El pequeño faro, que advierte al navegante del extremo del malecón y del inicio de la bocana, vio salir la embarcación con indiferencia, como tantos otros días, aunque el de hoy fuera de finales de invierno y no de verano, cuando el navío de recreo surca las aguas lleno de pasajeros de las excursiones marítimas a la abrupta costa que circunda el puerto. Los viajeros eran pocos y ninguno de ellos parecía uno de esos turistas ataviados con los pantalones cortos de rigor y los sombreros de paja para protegerse del sol del verano. El pasaje de hoy era distinto. Los habíamos visto bajar de cuatro coches que quedaron aparcados en el muelle, muy cerca de donde estábamos sentados contemplando el mar en silencio. Descendieron varias personas de edad avanzada, con movimientos torpes y con rostros circunspectos; iba tambien una pareja joven. Desde luego no era el ambiente de una excursión de recreo y de placer. El hecho despertó nuestra atención. Uno de nosostros se fijó en que el hombre joven, tocado con una gorra deportiva de color rojo, llevaba fuertemente abrazada contra el pecho una pequeña bolsa cuyo contenido no podía adivinarse. Su mirada perdida, la fuerza con la que sujetaba, con ambos brazos, la pequeña bolsa, los gestos cariñosos, como de ánimo y consuelo que recibía por parte de su joven acompañante, nos hicieron pensar que seguramente aquella bolsa contenía la urna cineraria de algún pariente, tal vez el padre, la madre o algún otro familiar. El hombre joven llevaba puestas unas gafas de sol oscuras que impedían ver los estragos del dolor en su rostro. Los vimos subir al barco de recreo con dificultad. Después de hacer con éxito la maniobra de desatraque, la nave surcó las aguas de la bocana para adentrarse en el mar abierto, lejos de la costa, donde seguramente, en una ceremonia íntima y silenciosa, serían arrojadas al mar las cenizas de ese ser querido que quizá acababa de abandonarlos.

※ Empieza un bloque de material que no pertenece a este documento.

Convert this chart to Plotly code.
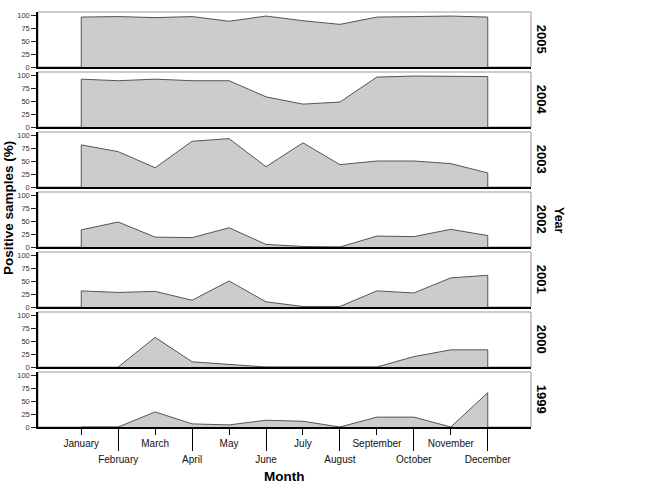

Nuestras vidas son los ríos que van a dar en la mar, que es el morir. La vieja metáfora manriqueña cobraba vida y extrañeza en esa mañana de sol perezoso en que habíamos salido de la ciudad buscando un aire más limpio y un sosiego tan difícil como imposible de alcanzar. El barco turístico, en verano lleno de alegría y de ruidosos pasajeros, hoy se había convertido en carroza fúnebre para que los restos mortales del difunto se mezclasen en el reino de Neptuno con la espuma de las olas, el salitre del viento y la soledad y el silencio de la inmensidad de las aguas.
Vivimos en una cultura que le da la espalda a la muerte y no deja de causar extrañeza encontrarte con una liturgia tan cambiada y en lugar tan insospechado. Pero tal vez ese fuera el deseo del difunto, anegarse en el oscuro mar de la calma y el olvido, a merced de vientos y mareas, en las aguas del mismo mar en el que alguna vez, seguro, fue feliz.
Nota. Las fotos, que ilustran esta entrada, fueron tomadas por mi hija Marta en el Port de Llançà.
2 comentarios:
Que te arrojen, reducido a cenizas, al mar es una opción rebelde contra esa supuesta verdad en mayúsculas de que al polvo hemos de volver. Volvamos al mar, que en verdad de allí procedemos. Hermosa entrada. Un abrazo.
Que nos acoja la tierra, o nos encierren en un nicho, o arrojen nuestras cenizas en el mar, no son más que formas diferentes de hacernos volver a la nada. Gracias por tu comentario, Antonio. Un abrazo, Javier.